Bruce Moss, Director of University Bands, also remembers meeting someone extraordinary.

Two years ago, the Falcon Marching Band honored Lou Marini, a retired faculty member. Marini brought with him his son, Lou Marini Jr.

Marini Jr. plays tenor sax and can be heard performing in the original Blues Brothers movie. He was also a member of the original Saturday Night Live band. In addition, he continues to perform with nationally known musicians – people like James Taylor, among others.

“It was a great performance,” Moss said. “He joined the Falcon Marching Band at half-time.”

Ron Binder, associate director of residence life and director of greek affairs, looks forward to homecoming each year as a chance to reconnect with old friends.

“I get to see people I haven’t seen in awhile,” Binder said. “Realistically, the only way to meet up with people is homecoming.”

Seeing and meeting people are not the only aspects of Homecoming that can be memorable.

Ribeau recalled a football game against OU in which BGSU won 72-21.

“That (score) was like a basketball game,” Ribeau said.

It was at a time when, “we began turning around the football team.”

Aside from the people and the football game, there are other activities going on during the week that can make Homecoming memorable.

Moss participates in things, like parades, with the marching and pep bands.

There has not been a parade in a few years though, Moss said.
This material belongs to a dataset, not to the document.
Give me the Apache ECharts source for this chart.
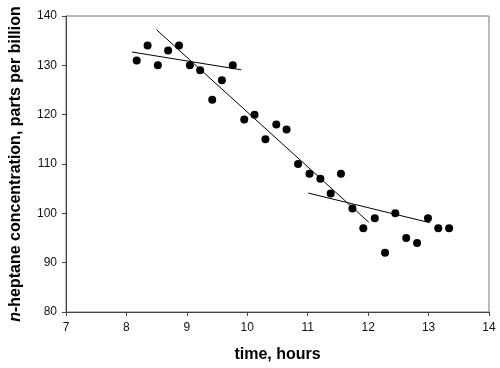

Ed Whipple, vice president for Student Affairs, also remembers the parades.

“We used to have a parade, which was fun,” Whipple said. “However, interest dwindled and about seven years ago we had few participants and it was about 10 degrees outside.”

Prior to the last few years, Homecoming was just another weekend. Now there are more participants and there are more activities, Ribeau said

Ribeau participates in the 5k run on the Saturday morning of homecoming week, attends the pep rally and gets to meet the king and queen.

“It’s always a treat to see who the winners are,” Ribeau said.

Whipple also participates in the 5k run.

“I get my daily exercise and I haven’t missed one yet,” Whipple said.

The excitement and pride that can be felt during Homecoming week is also an important aspect.

“It’s a celebration of what’s important for them (current students) now,” Ribeau said. It gives a “true sense of community that extends beyond one year.”

It also gives alumni a way to express their pride and reconnect with old friends, classmates and professors.

This is “important in developing pride in the institution,” Ribeau said.

Homecoming is more than just another week or weekend.

It represents the culmination of weeks of hard work and planning by students and faculty alike.

It is a chance to create memories, which have the potential to not only last a lifetime, but also affect a life.

It is a chance to welcome back alumni, reconnect with those who have been away for years and “contribute to the pageantry and excitement of homecoming,” as Moss does with the Falcon Marching Band.